== DATA PROVIDED ==

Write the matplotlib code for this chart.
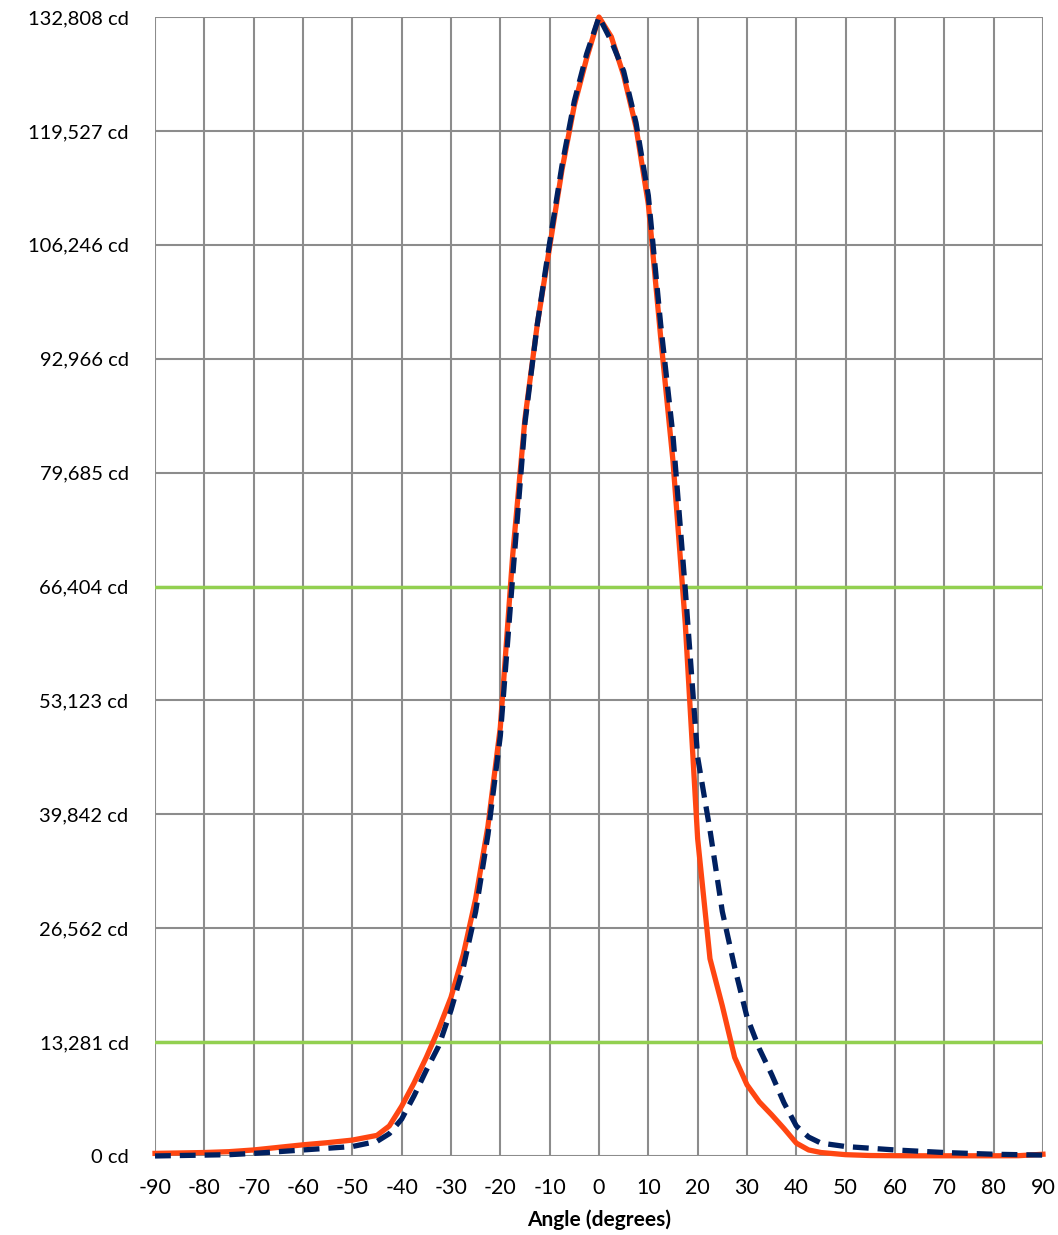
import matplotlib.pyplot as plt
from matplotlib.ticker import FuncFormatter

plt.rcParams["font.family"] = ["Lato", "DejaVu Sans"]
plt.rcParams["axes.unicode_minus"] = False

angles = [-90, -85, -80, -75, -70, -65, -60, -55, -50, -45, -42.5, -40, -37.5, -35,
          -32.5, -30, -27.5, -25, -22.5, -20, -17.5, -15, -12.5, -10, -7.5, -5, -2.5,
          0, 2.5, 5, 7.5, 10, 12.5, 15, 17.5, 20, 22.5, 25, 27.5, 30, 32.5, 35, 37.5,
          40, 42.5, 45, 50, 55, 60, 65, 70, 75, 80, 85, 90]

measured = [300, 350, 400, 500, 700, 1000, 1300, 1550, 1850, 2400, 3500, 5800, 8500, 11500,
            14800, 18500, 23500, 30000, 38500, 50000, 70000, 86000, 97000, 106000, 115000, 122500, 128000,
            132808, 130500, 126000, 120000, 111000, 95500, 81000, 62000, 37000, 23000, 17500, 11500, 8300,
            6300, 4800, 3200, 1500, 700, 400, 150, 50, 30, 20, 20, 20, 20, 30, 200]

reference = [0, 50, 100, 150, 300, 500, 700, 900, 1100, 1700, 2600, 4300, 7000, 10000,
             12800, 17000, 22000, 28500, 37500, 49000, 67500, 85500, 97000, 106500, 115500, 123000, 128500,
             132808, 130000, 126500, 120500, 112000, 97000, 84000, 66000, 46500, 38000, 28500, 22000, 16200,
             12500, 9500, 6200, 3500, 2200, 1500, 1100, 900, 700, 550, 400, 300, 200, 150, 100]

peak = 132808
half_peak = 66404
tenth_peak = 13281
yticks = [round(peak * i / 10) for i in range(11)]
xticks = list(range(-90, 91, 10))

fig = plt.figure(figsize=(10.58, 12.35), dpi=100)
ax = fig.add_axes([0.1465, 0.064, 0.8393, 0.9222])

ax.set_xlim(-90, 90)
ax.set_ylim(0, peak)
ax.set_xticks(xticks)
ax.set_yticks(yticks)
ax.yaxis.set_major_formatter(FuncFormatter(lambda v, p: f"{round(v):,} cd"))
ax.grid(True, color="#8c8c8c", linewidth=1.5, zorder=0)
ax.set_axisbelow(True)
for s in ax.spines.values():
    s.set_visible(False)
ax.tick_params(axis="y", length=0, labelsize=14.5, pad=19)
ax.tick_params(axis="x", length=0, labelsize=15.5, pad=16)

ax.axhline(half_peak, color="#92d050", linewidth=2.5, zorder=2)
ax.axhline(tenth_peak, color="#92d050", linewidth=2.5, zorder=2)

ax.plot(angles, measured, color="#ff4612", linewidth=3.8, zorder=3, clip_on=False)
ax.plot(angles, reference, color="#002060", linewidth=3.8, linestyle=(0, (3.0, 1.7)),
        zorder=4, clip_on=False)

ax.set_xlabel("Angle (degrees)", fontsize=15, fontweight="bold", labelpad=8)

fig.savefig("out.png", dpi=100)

===

**TO DO:** Copy every line of the listing that includes the string "matplotlib".

**ANSWER TO THE EXERCISE:**
Write the matplotlib code for this chart.
import matplotlib.pyplot as plt
from matplotlib.ticker import FuncFormatter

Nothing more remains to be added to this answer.